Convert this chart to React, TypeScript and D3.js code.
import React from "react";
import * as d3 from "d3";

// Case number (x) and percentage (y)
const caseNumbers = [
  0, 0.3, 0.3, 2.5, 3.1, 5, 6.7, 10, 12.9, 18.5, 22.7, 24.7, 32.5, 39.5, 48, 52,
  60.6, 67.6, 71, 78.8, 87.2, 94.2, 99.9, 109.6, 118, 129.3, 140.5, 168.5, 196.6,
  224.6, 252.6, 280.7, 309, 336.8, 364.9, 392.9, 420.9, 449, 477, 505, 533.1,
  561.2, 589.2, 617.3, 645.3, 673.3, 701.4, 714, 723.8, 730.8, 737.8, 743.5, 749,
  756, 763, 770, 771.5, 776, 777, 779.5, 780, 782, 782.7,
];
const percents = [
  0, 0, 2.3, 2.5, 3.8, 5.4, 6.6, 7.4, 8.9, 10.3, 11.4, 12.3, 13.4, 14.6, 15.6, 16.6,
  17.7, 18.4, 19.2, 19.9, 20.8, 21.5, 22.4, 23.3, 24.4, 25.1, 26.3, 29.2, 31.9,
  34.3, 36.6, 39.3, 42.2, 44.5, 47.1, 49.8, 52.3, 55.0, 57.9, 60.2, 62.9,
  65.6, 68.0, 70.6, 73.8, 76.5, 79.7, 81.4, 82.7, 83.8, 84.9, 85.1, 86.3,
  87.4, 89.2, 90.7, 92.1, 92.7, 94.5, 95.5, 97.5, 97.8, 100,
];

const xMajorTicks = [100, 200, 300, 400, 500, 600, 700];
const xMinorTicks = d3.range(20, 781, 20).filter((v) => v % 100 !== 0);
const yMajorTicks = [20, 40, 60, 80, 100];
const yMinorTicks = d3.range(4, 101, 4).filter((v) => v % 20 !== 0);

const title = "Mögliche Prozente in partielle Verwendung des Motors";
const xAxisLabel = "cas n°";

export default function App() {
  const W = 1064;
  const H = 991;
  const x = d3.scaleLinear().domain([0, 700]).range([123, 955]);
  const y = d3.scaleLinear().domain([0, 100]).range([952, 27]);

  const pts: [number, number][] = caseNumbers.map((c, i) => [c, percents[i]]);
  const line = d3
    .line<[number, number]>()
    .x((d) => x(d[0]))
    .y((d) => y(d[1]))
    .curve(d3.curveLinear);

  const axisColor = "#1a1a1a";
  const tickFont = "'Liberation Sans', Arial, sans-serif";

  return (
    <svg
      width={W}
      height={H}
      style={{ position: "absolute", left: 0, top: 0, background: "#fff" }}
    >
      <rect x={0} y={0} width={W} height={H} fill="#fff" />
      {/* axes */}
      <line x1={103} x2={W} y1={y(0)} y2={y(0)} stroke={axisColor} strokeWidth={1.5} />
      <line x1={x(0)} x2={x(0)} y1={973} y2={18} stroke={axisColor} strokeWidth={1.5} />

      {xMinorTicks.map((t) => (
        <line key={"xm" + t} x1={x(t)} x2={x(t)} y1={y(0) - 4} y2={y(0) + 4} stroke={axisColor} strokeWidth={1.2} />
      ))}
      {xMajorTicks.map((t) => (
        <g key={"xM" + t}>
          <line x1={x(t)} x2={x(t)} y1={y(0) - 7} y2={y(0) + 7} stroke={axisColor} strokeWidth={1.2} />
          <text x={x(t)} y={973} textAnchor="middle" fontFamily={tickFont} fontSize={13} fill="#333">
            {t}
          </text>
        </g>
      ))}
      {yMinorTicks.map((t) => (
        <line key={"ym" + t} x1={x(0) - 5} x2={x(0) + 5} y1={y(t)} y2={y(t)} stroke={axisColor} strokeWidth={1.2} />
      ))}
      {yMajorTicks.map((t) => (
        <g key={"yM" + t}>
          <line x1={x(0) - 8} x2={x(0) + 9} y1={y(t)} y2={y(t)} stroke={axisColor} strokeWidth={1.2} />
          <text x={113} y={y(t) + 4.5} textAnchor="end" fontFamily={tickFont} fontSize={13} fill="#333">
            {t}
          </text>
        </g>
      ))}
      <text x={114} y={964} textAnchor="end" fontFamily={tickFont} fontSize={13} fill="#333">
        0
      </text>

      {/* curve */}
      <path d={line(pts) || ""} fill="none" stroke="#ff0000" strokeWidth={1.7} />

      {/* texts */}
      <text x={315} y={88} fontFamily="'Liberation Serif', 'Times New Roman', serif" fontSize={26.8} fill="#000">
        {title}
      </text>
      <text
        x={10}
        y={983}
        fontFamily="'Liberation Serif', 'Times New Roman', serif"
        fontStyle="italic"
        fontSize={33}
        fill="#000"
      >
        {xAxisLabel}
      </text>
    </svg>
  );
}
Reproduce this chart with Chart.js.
☆ ☆ ☆
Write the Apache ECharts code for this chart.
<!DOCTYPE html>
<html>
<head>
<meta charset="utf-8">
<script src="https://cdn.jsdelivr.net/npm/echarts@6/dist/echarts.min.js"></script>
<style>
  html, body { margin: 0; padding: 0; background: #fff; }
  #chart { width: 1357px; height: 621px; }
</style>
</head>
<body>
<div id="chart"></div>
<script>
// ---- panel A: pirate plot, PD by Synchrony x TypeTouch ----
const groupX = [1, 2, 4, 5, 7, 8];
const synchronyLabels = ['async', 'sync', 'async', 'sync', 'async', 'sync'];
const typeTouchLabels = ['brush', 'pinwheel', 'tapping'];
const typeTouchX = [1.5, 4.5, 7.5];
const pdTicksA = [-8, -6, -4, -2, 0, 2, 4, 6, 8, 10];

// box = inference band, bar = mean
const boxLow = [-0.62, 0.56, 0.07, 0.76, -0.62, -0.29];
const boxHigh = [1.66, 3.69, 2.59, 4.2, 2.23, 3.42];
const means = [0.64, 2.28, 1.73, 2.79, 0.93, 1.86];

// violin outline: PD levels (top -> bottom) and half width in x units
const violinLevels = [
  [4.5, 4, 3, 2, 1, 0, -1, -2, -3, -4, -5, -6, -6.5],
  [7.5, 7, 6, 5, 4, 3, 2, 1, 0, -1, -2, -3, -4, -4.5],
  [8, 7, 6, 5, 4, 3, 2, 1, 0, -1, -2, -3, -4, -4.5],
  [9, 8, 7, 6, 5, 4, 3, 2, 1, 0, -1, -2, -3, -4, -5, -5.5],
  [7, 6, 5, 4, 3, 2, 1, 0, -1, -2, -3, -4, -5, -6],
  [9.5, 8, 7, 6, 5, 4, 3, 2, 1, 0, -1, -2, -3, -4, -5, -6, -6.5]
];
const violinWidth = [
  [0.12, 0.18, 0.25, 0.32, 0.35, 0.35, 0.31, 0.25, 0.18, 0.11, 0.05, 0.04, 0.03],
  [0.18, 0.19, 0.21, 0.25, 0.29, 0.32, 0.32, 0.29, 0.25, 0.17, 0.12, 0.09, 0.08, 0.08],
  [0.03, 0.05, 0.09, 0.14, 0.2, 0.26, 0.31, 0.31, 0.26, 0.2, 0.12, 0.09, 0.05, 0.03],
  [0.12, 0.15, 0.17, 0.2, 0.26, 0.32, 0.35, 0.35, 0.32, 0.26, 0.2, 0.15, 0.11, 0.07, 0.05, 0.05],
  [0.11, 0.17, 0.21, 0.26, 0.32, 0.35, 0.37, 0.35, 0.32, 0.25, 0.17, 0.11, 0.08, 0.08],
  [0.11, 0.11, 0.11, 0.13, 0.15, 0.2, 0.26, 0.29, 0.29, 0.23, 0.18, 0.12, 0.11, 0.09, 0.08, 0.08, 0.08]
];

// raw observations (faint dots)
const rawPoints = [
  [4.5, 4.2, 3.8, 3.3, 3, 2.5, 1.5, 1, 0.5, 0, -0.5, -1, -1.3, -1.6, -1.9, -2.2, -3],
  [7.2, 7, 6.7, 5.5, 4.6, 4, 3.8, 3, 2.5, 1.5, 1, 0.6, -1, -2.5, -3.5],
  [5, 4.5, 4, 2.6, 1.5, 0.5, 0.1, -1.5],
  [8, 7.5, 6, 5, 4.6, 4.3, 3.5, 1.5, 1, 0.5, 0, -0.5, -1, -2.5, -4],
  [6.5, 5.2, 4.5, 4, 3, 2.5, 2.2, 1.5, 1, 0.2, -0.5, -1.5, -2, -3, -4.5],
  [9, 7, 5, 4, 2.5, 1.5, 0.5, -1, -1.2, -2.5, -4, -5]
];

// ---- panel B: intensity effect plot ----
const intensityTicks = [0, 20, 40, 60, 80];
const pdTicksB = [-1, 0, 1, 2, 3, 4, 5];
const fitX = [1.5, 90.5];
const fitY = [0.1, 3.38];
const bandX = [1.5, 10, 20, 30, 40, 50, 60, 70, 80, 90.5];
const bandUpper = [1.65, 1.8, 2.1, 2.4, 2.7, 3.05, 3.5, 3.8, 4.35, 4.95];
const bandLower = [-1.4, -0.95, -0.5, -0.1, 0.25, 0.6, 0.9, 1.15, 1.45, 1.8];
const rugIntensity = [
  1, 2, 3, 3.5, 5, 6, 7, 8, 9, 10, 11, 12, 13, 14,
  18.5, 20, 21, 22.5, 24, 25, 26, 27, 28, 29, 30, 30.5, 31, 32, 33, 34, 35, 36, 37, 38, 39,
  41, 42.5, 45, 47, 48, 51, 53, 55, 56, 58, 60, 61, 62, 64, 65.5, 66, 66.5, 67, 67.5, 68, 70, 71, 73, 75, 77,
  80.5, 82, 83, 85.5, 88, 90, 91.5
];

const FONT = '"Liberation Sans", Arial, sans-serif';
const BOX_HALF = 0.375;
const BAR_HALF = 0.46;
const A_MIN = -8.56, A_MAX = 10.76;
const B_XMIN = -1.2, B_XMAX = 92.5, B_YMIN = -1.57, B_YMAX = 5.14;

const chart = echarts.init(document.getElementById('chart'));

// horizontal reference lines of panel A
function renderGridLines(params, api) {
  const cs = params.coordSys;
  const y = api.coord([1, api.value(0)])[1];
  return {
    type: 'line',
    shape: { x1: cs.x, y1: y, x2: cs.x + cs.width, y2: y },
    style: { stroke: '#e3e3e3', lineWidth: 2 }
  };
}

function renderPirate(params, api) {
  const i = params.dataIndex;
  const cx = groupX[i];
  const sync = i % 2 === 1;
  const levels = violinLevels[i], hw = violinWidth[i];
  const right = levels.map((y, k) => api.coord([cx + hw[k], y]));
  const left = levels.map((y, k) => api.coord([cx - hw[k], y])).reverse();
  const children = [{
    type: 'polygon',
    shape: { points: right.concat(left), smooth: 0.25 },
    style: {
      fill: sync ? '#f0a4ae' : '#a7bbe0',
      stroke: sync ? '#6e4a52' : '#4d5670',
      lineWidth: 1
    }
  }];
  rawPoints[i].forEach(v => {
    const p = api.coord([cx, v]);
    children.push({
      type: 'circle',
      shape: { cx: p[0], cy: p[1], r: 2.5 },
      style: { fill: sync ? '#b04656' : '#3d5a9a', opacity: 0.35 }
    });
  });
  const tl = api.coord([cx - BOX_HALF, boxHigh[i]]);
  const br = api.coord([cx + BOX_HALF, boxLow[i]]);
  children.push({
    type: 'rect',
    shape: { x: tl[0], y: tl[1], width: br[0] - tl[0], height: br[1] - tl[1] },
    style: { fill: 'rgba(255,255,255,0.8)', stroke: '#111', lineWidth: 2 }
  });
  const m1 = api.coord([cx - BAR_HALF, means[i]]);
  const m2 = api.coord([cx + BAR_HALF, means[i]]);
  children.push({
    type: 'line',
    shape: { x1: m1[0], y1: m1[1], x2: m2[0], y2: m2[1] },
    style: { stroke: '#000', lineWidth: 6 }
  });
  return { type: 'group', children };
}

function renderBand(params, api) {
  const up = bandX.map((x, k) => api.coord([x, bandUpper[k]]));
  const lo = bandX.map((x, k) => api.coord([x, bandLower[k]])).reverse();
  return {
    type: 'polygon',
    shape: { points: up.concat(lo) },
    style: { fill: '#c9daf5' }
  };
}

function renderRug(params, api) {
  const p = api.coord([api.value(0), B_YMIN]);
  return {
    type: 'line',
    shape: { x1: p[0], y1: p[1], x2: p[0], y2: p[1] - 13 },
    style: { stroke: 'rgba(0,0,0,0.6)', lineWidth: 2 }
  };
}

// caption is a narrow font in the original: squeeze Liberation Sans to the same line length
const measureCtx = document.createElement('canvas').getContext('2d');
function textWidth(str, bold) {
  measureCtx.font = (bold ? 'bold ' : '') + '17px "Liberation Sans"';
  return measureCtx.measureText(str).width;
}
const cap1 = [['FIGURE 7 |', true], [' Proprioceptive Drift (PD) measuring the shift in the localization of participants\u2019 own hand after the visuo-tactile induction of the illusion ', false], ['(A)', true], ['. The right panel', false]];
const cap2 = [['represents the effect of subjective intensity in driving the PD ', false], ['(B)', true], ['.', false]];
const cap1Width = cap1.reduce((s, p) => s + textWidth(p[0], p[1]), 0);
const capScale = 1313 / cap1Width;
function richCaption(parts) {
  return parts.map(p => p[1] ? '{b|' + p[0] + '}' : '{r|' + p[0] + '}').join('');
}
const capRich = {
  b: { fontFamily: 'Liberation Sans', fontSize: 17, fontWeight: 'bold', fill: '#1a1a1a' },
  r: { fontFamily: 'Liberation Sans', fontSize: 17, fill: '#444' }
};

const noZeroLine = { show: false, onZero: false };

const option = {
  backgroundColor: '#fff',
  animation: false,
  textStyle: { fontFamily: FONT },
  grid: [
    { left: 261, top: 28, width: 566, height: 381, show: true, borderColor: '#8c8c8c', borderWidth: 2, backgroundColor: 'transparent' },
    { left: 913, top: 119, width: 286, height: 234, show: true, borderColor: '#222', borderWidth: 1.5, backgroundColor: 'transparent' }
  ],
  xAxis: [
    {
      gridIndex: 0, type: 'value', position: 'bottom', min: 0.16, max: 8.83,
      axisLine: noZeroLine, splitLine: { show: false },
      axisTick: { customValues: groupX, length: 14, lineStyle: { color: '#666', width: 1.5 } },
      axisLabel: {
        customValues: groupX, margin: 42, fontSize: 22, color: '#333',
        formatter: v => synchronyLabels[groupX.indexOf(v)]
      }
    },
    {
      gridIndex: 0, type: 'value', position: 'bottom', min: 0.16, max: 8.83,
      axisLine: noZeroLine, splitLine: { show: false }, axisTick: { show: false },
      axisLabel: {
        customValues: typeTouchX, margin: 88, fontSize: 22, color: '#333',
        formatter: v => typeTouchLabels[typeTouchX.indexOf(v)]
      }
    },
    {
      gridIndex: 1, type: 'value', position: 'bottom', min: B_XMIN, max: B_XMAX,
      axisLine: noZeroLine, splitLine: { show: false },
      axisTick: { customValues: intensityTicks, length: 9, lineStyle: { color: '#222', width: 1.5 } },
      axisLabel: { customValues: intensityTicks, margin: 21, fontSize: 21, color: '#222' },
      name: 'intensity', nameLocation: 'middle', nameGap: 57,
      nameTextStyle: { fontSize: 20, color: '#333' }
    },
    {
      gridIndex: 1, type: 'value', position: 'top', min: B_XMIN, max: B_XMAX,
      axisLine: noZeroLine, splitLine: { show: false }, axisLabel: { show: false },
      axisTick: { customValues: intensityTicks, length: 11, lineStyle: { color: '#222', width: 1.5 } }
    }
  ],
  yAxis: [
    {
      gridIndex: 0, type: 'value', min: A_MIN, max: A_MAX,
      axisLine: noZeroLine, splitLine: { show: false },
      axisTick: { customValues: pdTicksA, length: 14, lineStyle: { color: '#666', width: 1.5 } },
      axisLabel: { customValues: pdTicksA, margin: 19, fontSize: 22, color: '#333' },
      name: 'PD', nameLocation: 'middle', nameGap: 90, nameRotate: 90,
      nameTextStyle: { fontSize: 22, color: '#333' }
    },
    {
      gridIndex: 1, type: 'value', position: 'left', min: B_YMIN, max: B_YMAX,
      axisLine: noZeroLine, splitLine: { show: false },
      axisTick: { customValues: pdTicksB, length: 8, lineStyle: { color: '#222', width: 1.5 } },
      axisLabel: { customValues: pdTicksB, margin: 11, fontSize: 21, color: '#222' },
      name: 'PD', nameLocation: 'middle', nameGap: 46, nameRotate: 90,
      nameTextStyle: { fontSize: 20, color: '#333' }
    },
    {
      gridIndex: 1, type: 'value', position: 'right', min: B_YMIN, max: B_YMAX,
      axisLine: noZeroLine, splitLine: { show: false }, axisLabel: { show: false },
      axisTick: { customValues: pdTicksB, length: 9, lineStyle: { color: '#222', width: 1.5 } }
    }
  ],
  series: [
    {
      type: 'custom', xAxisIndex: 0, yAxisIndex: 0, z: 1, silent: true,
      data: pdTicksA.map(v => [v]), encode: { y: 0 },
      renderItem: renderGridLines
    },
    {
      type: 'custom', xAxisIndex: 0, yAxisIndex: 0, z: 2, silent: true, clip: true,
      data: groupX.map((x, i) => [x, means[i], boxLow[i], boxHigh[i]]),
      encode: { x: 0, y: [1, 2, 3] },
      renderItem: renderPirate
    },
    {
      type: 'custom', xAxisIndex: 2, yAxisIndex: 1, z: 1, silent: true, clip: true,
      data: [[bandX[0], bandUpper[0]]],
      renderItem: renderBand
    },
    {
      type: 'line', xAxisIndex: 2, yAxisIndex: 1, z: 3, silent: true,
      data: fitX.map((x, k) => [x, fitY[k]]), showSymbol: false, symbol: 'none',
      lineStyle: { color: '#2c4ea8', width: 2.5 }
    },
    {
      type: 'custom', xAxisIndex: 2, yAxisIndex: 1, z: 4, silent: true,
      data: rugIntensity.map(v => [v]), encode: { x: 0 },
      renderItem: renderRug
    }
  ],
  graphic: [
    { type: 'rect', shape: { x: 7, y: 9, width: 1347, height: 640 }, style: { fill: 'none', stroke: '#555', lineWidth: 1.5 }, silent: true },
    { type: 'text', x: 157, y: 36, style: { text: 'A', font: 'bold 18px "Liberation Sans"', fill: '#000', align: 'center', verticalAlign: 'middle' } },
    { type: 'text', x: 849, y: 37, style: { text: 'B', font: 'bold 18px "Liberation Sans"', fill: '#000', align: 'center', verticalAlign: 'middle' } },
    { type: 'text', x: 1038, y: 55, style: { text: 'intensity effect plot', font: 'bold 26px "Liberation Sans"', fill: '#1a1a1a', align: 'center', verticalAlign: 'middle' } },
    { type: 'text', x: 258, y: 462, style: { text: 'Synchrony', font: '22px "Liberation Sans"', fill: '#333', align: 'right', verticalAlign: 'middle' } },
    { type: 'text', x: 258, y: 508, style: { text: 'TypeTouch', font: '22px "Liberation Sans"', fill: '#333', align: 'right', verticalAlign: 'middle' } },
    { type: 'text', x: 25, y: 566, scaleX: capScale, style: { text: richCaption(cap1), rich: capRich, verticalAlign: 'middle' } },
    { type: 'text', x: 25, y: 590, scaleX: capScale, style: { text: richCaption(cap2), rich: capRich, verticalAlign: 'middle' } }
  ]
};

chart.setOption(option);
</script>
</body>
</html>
☆ ☆ ☆
## [WHAT IS EXPECTED]
Return the number of lines that include the word "this", and nothing else.

## [PROBLEM SOLUTION]
3